[start DATASET CONTENT]
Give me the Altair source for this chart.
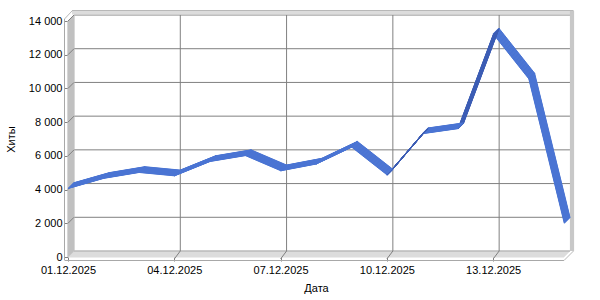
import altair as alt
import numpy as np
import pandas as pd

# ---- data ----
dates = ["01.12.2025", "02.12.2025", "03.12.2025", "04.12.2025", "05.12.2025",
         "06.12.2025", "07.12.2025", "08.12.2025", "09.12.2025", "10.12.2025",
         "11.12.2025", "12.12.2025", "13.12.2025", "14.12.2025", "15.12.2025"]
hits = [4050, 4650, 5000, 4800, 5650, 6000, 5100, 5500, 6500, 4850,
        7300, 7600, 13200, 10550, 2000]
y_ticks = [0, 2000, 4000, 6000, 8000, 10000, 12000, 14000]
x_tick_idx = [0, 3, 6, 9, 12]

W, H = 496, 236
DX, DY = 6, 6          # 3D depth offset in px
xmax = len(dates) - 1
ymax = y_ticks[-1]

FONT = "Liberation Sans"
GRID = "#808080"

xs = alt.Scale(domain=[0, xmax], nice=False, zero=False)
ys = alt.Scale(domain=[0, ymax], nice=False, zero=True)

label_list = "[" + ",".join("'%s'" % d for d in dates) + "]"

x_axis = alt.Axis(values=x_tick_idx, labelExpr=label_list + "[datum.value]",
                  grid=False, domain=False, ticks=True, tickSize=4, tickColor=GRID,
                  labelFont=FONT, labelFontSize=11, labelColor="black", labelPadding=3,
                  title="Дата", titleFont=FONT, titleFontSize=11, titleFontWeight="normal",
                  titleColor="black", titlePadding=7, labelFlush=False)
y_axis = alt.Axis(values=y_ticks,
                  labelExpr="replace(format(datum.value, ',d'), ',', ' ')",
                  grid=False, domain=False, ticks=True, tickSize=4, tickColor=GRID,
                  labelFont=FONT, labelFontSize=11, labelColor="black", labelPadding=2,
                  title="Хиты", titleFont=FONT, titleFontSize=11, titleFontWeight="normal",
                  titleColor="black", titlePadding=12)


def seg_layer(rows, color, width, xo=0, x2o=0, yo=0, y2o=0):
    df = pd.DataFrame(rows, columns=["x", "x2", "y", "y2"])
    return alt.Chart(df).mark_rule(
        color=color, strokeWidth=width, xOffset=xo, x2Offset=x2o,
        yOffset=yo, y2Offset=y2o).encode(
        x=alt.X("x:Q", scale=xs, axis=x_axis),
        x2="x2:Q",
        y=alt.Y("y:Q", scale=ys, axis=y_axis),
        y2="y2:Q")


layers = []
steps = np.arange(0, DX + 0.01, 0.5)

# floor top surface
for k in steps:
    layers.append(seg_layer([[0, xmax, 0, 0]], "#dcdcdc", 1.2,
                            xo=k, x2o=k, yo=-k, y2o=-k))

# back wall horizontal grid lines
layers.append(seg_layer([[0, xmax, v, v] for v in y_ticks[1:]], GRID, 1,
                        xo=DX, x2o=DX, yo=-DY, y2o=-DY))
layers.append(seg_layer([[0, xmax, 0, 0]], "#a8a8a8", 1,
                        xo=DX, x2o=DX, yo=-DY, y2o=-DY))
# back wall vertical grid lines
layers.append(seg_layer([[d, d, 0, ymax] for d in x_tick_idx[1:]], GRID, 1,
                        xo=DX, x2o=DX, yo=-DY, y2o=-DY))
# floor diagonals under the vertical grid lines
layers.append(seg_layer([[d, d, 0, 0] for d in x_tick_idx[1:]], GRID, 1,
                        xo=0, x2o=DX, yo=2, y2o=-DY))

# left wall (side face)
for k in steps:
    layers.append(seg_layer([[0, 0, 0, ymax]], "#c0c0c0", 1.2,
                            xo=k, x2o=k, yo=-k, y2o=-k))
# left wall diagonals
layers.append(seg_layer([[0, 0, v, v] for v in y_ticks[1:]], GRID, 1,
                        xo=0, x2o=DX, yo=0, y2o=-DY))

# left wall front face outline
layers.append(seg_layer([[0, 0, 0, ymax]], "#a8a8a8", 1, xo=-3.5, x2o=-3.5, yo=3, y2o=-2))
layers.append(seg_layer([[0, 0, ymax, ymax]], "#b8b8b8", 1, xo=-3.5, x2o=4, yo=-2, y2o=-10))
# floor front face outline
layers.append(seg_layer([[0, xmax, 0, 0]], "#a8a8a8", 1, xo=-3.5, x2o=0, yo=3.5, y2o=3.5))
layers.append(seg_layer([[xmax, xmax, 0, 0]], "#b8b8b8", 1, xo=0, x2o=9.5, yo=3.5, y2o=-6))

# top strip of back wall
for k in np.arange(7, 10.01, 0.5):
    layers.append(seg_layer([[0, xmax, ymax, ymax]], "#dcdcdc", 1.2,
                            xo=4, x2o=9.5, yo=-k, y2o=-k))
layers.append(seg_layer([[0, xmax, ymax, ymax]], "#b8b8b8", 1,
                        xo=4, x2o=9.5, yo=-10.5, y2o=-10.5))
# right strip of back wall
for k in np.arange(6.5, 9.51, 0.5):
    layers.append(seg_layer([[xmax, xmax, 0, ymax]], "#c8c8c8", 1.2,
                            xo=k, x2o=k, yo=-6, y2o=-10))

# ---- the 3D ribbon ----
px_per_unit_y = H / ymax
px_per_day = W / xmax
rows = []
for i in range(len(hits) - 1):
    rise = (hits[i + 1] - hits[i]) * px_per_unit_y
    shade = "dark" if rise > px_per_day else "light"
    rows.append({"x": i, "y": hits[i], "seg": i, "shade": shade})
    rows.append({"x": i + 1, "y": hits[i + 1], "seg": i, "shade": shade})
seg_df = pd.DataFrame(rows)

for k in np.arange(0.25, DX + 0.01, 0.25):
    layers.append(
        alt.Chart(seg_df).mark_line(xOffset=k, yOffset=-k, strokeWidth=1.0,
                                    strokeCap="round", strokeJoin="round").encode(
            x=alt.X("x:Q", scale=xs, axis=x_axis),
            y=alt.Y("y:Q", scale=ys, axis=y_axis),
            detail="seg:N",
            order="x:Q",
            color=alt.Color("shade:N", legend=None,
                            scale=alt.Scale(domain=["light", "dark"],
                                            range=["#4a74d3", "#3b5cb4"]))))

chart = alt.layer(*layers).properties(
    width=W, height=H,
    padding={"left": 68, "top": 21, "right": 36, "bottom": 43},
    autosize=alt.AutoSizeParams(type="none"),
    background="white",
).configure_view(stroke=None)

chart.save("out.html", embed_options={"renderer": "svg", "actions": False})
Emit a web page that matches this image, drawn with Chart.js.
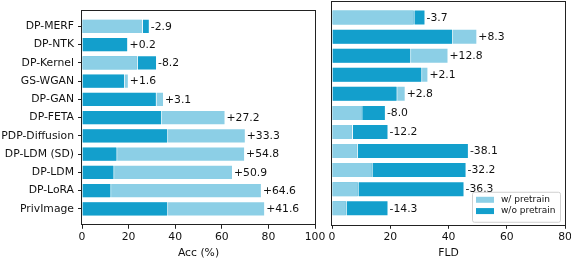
[end DATASET CONTENT]
AIM OF THE EXERCISE >> Exactly restate the lines from the beginning of the data through the line with "import pandas as pd", and no others, keeping pictures out.

EXPECTED OUTPUT >>
Give me the Altair source for this chart.
import altair as alt
import numpy as np
import pandas as pd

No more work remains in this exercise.